On Thu, 2009-02-19 at 22:06 +0300, Alexey Dobriyan wrote:
> Inotify isn't supported yet? You do
> 
>         if (!list_empty(&inode->inotify_watches))
>                 return -E;
> 
> without hooking into inotify syscalls.
> 
> ptrace(2) isn't supported -- look at struct task_struct::ptraced and
> friends.
> 
> And so on.
> 
> System call (or whatever) does something with some piece of kernel
> internals. We look at this "something" when walking data structures
> and
> abort if it's scary enough.
> 
> Please, show at least one counter-example.
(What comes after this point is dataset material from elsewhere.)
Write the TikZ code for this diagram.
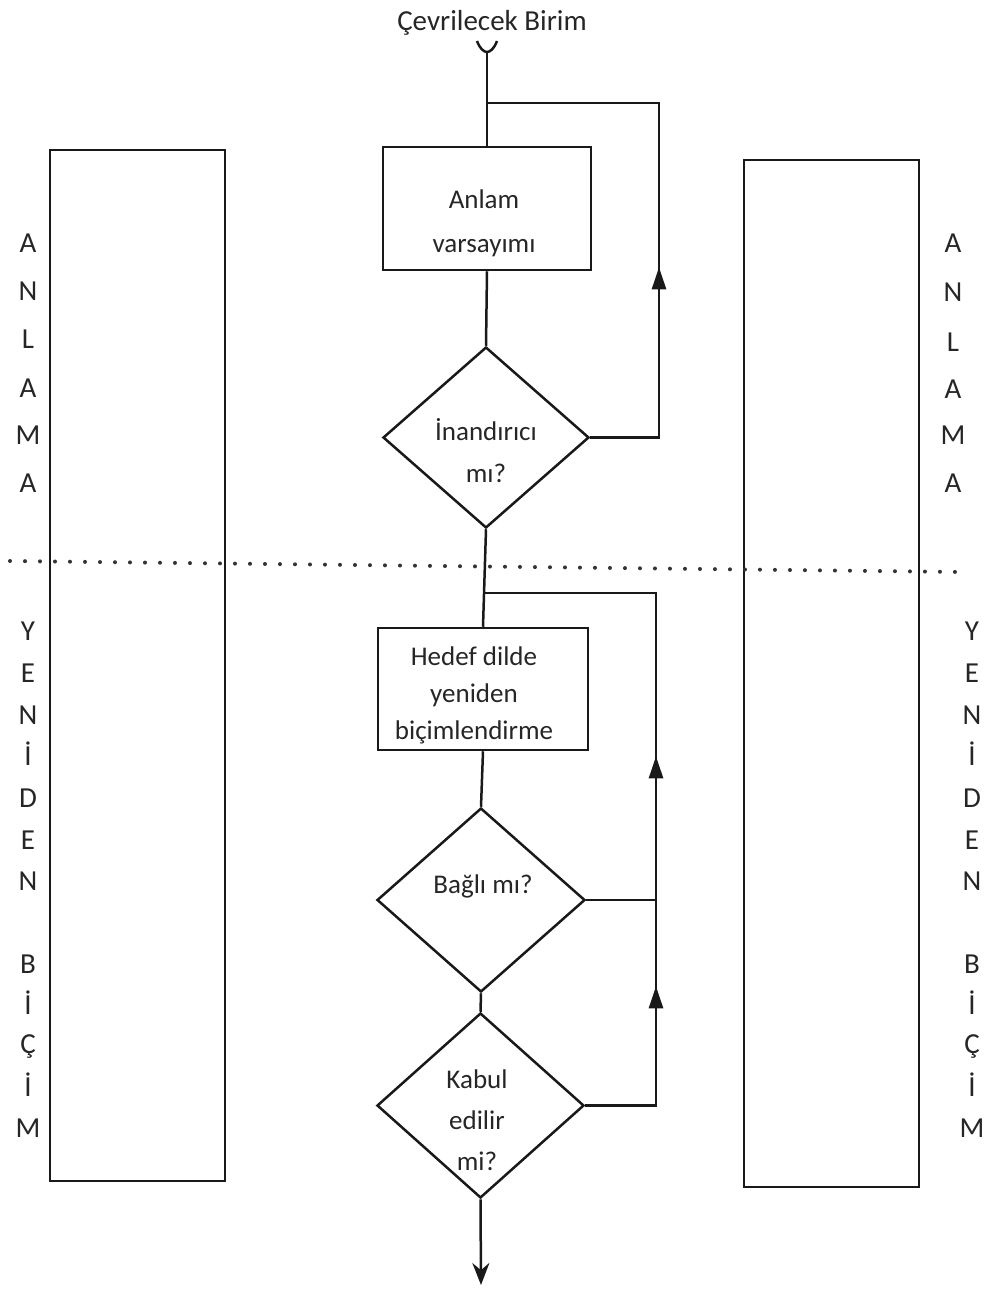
\documentclass[tikz,border=0pt]{standalone}
\usepackage{fontspec}
\setmainfont{Carlito}
\usetikzlibrary{shapes.geometric,arrows.meta,decorations.markings}
\begin{document}
\begin{tikzpicture}[x=1pt,y=-1pt,
  line/.style={line width=2.5pt,draw=black!90},
  procbox/.style={draw=black!90,line width=2.5pt,rectangle,inner sep=0pt},
  decision/.style={draw=black!90,line width=2.5pt,diamond,inner sep=0pt,aspect=1},
  panel/.style={draw=black!90,line width=2.8pt,rectangle,inner sep=0pt},
  boxtext/.style={align=center,anchor=base,inner sep=0pt,text=black!85,font=\fontsize{27}{#1}\selectfont},
  sidetext/.style={anchor=base,inner sep=0pt,text=black!85,font=\fontsize{29}{30}\selectfont},
  uptip/.tip={Triangle[length=22pt,width=14pt]},
]
\useasboundingbox (0,0) rectangle (997,1293);

% side panels
\node[panel,minimum width=175pt,minimum height=1031pt] (lp) at (137.5,665.5) {};
\node[panel,minimum width=175pt,minimum height=1027pt] (rp) at (831.5,673.5) {};

% title
\node[anchor=base,inner sep=0pt,text=black!85,font=\fontsize{29}{30}\selectfont] (title) at (492,30) {Çevrilecek Birim};

% boxes and decisions
\node[procbox,minimum width=208pt,minimum height=123pt] (b1) at (487,208.5) {};
\node[boxtext=44] (b1t) at (484,252) {Anlam\\varsayımı};
\node[decision,minimum width=206pt,minimum height=181pt] (d1) at (486,437.5) {};
\node[boxtext=42] (d1t) at (486,482) {İnandırıcı\\mı?};
\node[procbox,minimum width=210pt,minimum height=122pt] (b2) at (483,689) {};
\node[boxtext=37] (b2t) at (474,739) {Hedef dilde\\yeniden\\biçimlendirme};
\node[decision,minimum width=208pt,minimum height=184pt] (d2) at (481,900) {};
\node[boxtext=40] (d2t) at (483,893) {Bağlı mı?};
\node[decision,minimum width=207pt,minimum height=185pt] (d3) at (480.5,1105.5) {};
\node[boxtext=41] (d3t) at (477,1170) {Kabul\\edilir\\mi?};

% coordinates
\coordinate (cup) at (487,52);
\coordinate (j1) at (487,103);
\coordinate (r1) at (659,103);
\coordinate (j2) at (485,593);
\coordinate (r2) at (656,593);
\coordinate (c2) at (656,900);
\coordinate (out) at (481,1285);
\coordinate (dotL) at (10,561);
\coordinate (dotR) at (962,572);

% entry
\draw[line] (477,41) .. controls (480,49) and (484,52) .. (cup) .. controls (490,52) and (494,49) .. (497,41);
\draw[line] (cup) -- (b1.north);
\draw[line] (b1.south) -- (d1.north);
\draw[line] (d1.south) -- (b2.north);
\draw[line] (b2.south) -- (d2.north);
\draw[line] (d2.south) -- (d3.north);
\draw[line,-{Stealth[length=22pt,width=17pt]}] (d3.south) -- (out);

% feedback loops
\draw[line,postaction={decorate},decoration={markings,mark=at position 239pt with {\arrow{uptip}}}]
  (d1.east) -| (r1) -- (j1);
\draw[line,postaction={decorate},decoration={markings,
   mark=at position 190pt with {\arrow{uptip}},
   mark=at position 420pt with {\arrow{uptip}}}]
  (d3.east) -| (r2) -- (j2);
\draw[line] (d2.east) -- (c2);

% dotted separator
\draw[line width=4pt,black!80,line cap=round,dash pattern=on 0pt off 15pt] (dotL) -- (dotR);

% side letters
\foreach \l/\y [count=\i] in {A/252,N/300,L/348,A/397,M/444,A/492,
   Y/640,E/682,N/724,İ/765,D/807,E/849,N/890,B/973,İ/1014,Ç/1053,İ/1096,M/1137}
  \node[sidetext] (lt\i) at (28,\y) {\l};
\foreach \l/\y [count=\i] in {A/252,N/301,L/351,A/398,M/444,A/492}
  \node[sidetext] (ra\i) at (953,\y) {\l};
\foreach \l/\y [count=\i] in {Y/640,E/682,N/724,İ/765,D/807,E/849,N/890,B/973,İ/1014,Ç/1053,İ/1096,M/1137}
  \node[sidetext] (ry\i) at (972,\y) {\l};
\end{tikzpicture}
\end{document}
Alexey, I agree with you here.  I've been fighting myself internally
about these two somewhat opposing approaches.  Of *course* we can
determine the "checkpointability" at sys_checkpoint() time by checking
all the various bits of state.

The problem that I think Ingo is trying to address here is that doing it
then makes it hard to figure out _when_ you went wrong.  That's the
single most critical piece of finding out how to go address it.

I see where you are coming from.  Ingo's suggestion has the *huge*
downside that we've got to go muck with a lot of generic code and hook
into all the things we don't support.

I think what I posted is a decent compromise.  It gets you those
warnings at runtime and is a one-way trip for any given process.  But,
it does detect in certain cases (fork() and unshare(FILES)) when it is
safe to make the trip back to the "I'm checkpointable" state again.